The Leap of Faith Principle / by Aanarav Sareen

Holidays are a great time to reflect on the past 12 months and anxiously plan for the next year. And if you're lucky enough to be in New York for the holidays, you realize how many people come to this city primarily to find a job or to visit. And then they leave - leaving the city beautifully empty and eerily different. 

I was having drinks with a colleague of mine this week and we were discussing how our social networks consist of people who - when committed to an idea - follow through with immense passion and intense dedication. Everything around them not related to the idea fades away and they're focused on making it - the idea - a reality. 

On the other hand, when we talk about this pursuit with outsiders, they're terrified of pursuing their ideas or in awe when others are courageous enough to follow through. 

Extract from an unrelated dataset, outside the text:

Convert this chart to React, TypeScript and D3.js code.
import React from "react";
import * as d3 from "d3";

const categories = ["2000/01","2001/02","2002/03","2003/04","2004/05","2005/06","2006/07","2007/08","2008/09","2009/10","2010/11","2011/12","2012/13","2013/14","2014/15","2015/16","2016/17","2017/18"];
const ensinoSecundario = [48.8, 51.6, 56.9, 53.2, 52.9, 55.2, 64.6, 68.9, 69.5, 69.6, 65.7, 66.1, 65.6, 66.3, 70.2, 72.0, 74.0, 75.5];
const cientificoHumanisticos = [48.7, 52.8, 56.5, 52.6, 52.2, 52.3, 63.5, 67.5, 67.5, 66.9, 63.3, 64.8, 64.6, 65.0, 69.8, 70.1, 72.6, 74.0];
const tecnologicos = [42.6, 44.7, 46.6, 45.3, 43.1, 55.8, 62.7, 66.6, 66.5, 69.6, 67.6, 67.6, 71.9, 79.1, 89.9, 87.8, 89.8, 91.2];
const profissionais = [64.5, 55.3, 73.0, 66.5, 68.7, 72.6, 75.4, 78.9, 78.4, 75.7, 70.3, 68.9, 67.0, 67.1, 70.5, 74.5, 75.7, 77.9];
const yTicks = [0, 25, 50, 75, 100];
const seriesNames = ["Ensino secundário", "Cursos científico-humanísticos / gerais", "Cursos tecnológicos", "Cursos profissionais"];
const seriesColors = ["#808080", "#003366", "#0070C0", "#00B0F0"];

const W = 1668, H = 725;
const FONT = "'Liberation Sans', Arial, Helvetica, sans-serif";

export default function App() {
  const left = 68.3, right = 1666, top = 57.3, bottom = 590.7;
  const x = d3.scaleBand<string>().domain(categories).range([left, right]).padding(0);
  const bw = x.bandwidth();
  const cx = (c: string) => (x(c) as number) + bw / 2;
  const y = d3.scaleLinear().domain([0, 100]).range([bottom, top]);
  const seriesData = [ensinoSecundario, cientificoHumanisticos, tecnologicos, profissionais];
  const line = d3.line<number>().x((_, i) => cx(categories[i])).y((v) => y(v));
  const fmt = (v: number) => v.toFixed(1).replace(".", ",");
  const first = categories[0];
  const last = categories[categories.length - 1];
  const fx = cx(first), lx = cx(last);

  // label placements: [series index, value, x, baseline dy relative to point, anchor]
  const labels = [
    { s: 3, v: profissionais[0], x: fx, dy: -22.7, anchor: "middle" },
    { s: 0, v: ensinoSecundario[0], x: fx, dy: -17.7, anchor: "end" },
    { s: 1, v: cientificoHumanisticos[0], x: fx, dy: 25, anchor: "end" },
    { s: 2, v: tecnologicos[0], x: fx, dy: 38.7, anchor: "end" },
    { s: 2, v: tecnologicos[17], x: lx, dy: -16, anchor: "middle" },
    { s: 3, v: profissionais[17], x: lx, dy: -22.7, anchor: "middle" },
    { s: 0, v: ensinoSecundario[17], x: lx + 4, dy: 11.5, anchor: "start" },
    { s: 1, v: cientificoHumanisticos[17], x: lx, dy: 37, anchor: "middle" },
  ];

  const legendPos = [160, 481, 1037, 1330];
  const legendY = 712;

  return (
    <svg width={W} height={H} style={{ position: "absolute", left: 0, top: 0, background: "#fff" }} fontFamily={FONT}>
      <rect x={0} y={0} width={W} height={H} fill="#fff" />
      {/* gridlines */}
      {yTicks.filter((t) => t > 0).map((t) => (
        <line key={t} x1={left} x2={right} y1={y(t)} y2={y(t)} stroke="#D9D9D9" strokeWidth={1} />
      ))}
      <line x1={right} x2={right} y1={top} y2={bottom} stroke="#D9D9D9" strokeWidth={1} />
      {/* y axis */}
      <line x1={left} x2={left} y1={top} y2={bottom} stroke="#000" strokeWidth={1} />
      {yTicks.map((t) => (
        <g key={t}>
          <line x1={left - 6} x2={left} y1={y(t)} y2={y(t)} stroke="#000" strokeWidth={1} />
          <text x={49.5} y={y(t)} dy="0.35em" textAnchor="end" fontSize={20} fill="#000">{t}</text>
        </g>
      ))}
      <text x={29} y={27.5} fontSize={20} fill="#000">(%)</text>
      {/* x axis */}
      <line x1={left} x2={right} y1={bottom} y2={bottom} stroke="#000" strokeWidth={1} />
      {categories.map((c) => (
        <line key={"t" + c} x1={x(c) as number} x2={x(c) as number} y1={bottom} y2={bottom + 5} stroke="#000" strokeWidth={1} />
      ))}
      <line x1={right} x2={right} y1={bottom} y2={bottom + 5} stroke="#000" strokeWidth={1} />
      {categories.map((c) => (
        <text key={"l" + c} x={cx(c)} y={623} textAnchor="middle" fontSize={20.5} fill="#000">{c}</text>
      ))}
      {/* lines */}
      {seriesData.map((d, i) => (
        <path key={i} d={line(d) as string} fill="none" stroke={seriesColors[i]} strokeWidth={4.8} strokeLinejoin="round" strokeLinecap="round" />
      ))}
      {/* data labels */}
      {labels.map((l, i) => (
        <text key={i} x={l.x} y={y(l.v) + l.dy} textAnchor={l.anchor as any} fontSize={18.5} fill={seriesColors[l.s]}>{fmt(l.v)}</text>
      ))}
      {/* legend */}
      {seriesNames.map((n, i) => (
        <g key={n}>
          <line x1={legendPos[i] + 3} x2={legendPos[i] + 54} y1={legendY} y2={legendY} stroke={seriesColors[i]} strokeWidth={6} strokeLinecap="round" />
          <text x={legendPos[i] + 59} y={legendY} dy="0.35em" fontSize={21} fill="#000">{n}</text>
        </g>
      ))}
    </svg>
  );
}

Taking this leap of faith is not easy by any means, but once you do it enough times, it becomes easier every subsequent time. 

And despite the strenuous process of turning an idea to a product and then taking a company to market liquidity - it is the absolute core of how financial markets operate. 

Whether you’re reading this on an iPhone, an iPad or even a computer - the device that you’re reading on is built by people who took that leap of faith. No one really needed computers back in the day and not too long ago, using a touch screen as your primary device was a crazy idea. 

Same thing about launching a service that could only communicate in 140 characters or somehow finding all the world’s information via a simple text box. 

All of those are created by people who took the leap of faith and changed the path of humanity. 

It is that leap of faith that drives entrepreneurs and separates *billions* of people from chasing a dream.